What you are asked to do:
Transcribe all of the material exactly. Any picture in it should be left out.

Supplied material:
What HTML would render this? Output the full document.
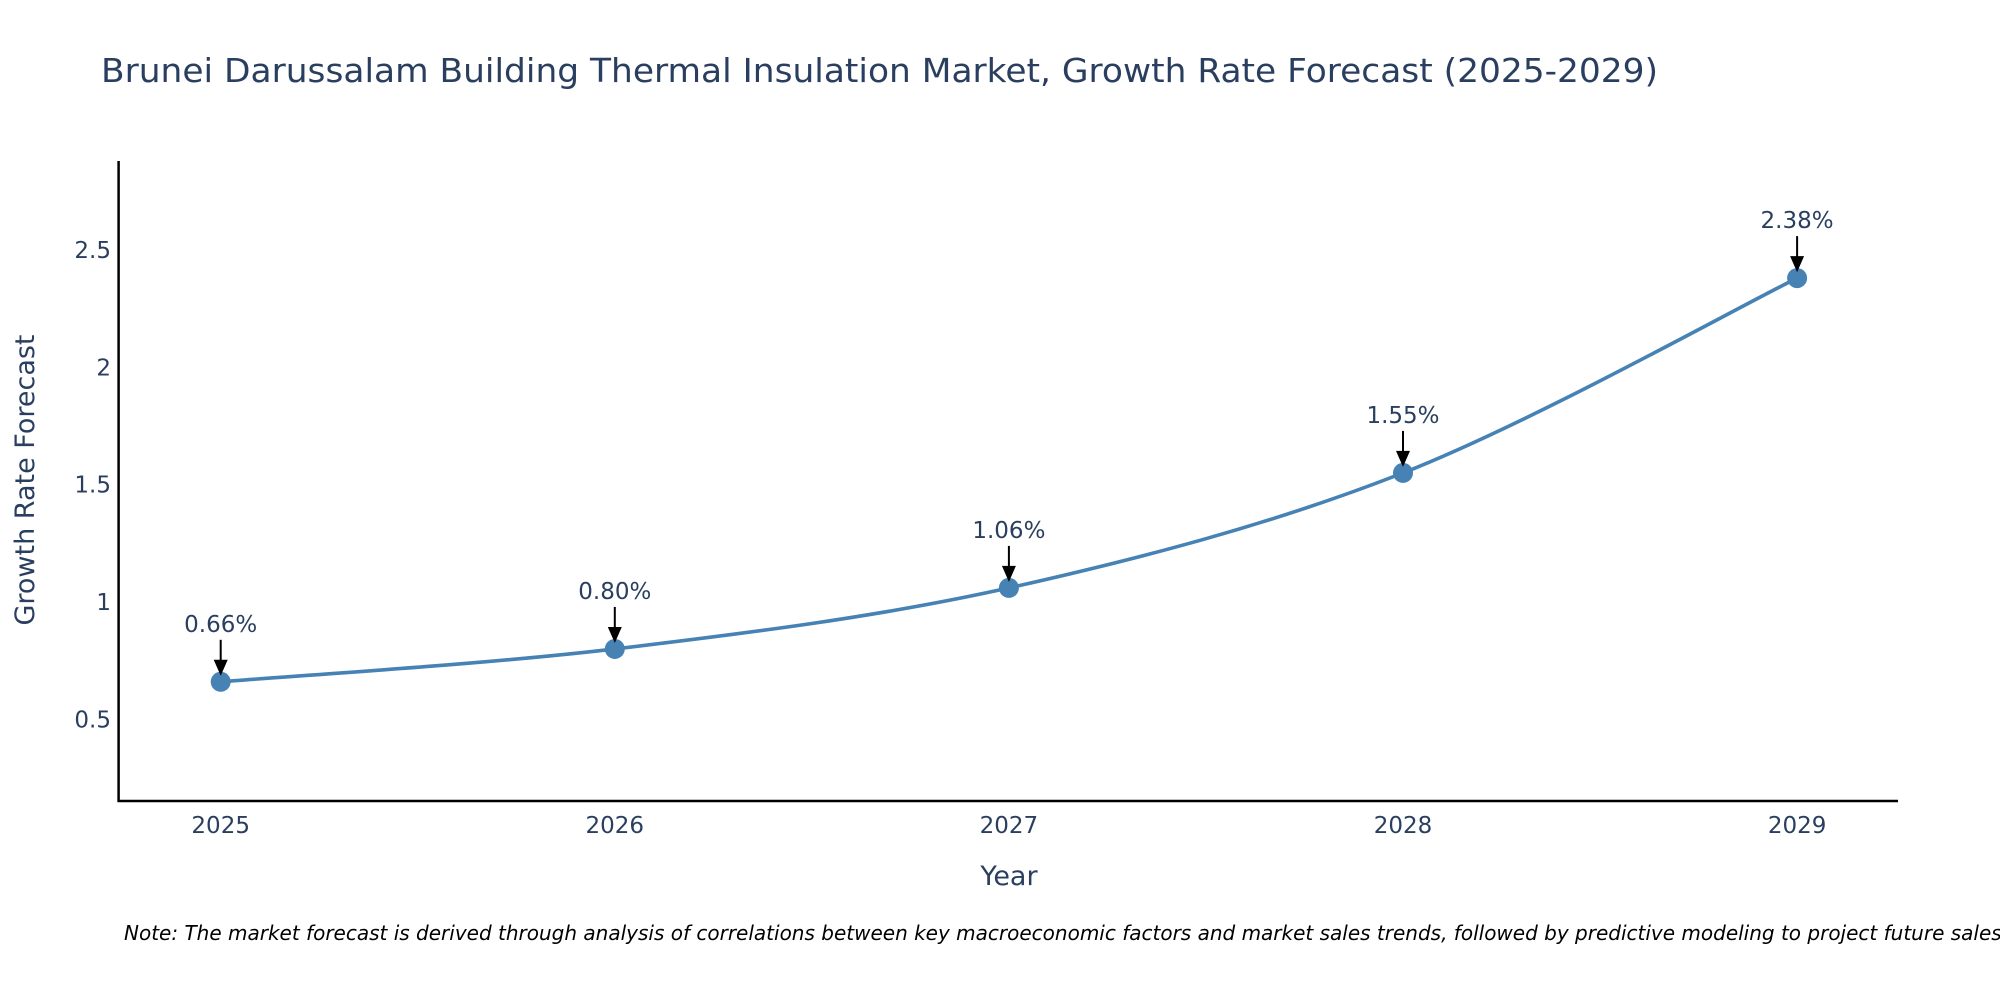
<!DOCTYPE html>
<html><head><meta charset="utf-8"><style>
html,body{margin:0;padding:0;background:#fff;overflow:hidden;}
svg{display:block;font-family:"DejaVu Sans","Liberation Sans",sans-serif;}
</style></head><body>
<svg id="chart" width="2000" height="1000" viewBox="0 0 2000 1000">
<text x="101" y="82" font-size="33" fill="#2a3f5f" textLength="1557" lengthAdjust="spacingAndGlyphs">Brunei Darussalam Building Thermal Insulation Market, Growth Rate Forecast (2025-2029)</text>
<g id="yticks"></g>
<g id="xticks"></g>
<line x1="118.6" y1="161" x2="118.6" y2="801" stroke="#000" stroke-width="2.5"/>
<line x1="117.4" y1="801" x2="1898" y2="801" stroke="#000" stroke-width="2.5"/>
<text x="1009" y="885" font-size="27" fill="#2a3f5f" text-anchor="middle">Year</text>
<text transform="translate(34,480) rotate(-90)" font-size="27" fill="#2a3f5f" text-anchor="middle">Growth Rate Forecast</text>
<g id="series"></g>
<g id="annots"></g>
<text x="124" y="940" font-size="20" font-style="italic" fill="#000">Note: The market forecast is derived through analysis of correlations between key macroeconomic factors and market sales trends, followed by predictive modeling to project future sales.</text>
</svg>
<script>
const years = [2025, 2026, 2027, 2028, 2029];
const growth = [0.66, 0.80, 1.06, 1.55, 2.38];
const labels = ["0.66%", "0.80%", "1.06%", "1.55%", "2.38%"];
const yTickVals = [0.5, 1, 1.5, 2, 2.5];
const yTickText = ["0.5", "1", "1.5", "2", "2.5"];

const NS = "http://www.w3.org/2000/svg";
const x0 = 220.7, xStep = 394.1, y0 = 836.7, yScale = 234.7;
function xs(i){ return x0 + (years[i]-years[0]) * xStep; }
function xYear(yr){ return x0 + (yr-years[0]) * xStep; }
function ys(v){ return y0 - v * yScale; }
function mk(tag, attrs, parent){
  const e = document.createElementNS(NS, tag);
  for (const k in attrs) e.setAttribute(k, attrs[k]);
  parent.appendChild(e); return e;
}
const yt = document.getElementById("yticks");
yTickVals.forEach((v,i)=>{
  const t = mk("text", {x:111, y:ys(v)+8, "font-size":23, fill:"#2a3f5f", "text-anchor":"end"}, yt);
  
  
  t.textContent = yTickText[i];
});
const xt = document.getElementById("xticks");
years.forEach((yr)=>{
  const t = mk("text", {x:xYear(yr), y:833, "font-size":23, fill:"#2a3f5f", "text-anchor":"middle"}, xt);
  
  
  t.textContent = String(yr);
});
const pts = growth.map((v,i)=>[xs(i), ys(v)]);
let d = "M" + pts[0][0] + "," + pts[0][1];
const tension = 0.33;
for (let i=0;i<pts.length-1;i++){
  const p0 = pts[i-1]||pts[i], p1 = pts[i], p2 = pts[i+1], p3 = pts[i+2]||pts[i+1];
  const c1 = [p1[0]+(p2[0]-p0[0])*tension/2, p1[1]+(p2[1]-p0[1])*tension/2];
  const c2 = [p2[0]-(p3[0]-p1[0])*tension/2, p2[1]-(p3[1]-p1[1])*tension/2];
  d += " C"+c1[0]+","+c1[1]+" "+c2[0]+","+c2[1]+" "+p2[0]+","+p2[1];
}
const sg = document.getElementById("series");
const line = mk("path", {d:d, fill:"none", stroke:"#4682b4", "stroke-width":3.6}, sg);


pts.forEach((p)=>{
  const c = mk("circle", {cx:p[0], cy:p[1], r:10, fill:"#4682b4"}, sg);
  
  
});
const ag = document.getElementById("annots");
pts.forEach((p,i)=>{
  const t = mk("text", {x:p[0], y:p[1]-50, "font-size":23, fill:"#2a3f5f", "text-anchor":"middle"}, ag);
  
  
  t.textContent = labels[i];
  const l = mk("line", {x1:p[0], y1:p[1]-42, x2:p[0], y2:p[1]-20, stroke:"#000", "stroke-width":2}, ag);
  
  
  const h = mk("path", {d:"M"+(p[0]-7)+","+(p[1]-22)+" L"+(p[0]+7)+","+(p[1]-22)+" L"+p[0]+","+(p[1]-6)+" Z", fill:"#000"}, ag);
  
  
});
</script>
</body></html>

Expected answer:
What HTML would render this? Output the full document.
<!DOCTYPE html>
<html><head><meta charset="utf-8"><style>
html,body{margin:0;padding:0;background:#fff;overflow:hidden;}
svg{display:block;font-family:"DejaVu Sans","Liberation Sans",sans-serif;}
</style></head><body>
<svg id="chart" width="2000" height="1000" viewBox="0 0 2000 1000">
<text x="101" y="82" font-size="33" fill="#2a3f5f" textLength="1557" lengthAdjust="spacingAndGlyphs">Brunei Darussalam Building Thermal Insulation Market, Growth Rate Forecast (2025-2029)</text>
<g id="yticks"></g>
<g id="xticks"></g>
<line x1="118.6" y1="161" x2="118.6" y2="801" stroke="#000" stroke-width="2.5"/>
<line x1="117.4" y1="801" x2="1898" y2="801" stroke="#000" stroke-width="2.5"/>
<text x="1009" y="885" font-size="27" fill="#2a3f5f" text-anchor="middle">Year</text>
<text transform="translate(34,480) rotate(-90)" font-size="27" fill="#2a3f5f" text-anchor="middle">Growth Rate Forecast</text>
<g id="series"></g>
<g id="annots"></g>
<text x="124" y="940" font-size="20" font-style="italic" fill="#000">Note: The market forecast is derived through analysis of correlations between key macroeconomic factors and market sales trends, followed by predictive modeling to project future sales.</text>
</svg>
<script>
const years = [2025, 2026, 2027, 2028, 2029];
const growth = [0.66, 0.80, 1.06, 1.55, 2.38];
const labels = ["0.66%", "0.80%", "1.06%", "1.55%", "2.38%"];
const yTickVals = [0.5, 1, 1.5, 2, 2.5];
const yTickText = ["0.5", "1", "1.5", "2", "2.5"];

const NS = "http://www.w3.org/2000/svg";
const x0 = 220.7, xStep = 394.1, y0 = 836.7, yScale = 234.7;
function xs(i){ return x0 + (years[i]-years[0]) * xStep; }
function xYear(yr){ return x0 + (yr-years[0]) * xStep; }
function ys(v){ return y0 - v * yScale; }
function mk(tag, attrs, parent){
  const e = document.createElementNS(NS, tag);
  for (const k in attrs) e.setAttribute(k, attrs[k]);
  parent.appendChild(e); return e;
}
const yt = document.getElementById("yticks");
yTickVals.forEach((v,i)=>{
  const t = mk("text", {x:111, y:ys(v)+8, "font-size":23, fill:"#2a3f5f", "text-anchor":"end"}, yt);
  
  
  t.textContent = yTickText[i];
});
const xt = document.getElementById("xticks");
years.forEach((yr)=>{
  const t = mk("text", {x:xYear(yr), y:833, "font-size":23, fill:"#2a3f5f", "text-anchor":"middle"}, xt);
  
  
  t.textContent = String(yr);
});
const pts = growth.map((v,i)=>[xs(i), ys(v)]);
let d = "M" + pts[0][0] + "," + pts[0][1];
const tension = 0.33;
for (let i=0;i<pts.length-1;i++){
  const p0 = pts[i-1]||pts[i], p1 = pts[i], p2 = pts[i+1], p3 = pts[i+2]||pts[i+1];
  const c1 = [p1[0]+(p2[0]-p0[0])*tension/2, p1[1]+(p2[1]-p0[1])*tension/2];
  const c2 = [p2[0]-(p3[0]-p1[0])*tension/2, p2[1]-(p3[1]-p1[1])*tension/2];
  d += " C"+c1[0]+","+c1[1]+" "+c2[0]+","+c2[1]+" "+p2[0]+","+p2[1];
}
const sg = document.getElementById("series");
const line = mk("path", {d:d, fill:"none", stroke:"#4682b4", "stroke-width":3.6}, sg);


pts.forEach((p)=>{
  const c = mk("circle", {cx:p[0], cy:p[1], r:10, fill:"#4682b4"}, sg);
  
  
});
const ag = document.getElementById("annots");
pts.forEach((p,i)=>{
  const t = mk("text", {x:p[0], y:p[1]-50, "font-size":23, fill:"#2a3f5f", "text-anchor":"middle"}, ag);
  
  
  t.textContent = labels[i];
  const l = mk("line", {x1:p[0], y1:p[1]-42, x2:p[0], y2:p[1]-20, stroke:"#000", "stroke-width":2}, ag);
  
  
  const h = mk("path", {d:"M"+(p[0]-7)+","+(p[1]-22)+" L"+(p[0]+7)+","+(p[1]-22)+" L"+p[0]+","+(p[1]-6)+" Z", fill:"#000"}, ag);
  
  
});
</script>
</body></html>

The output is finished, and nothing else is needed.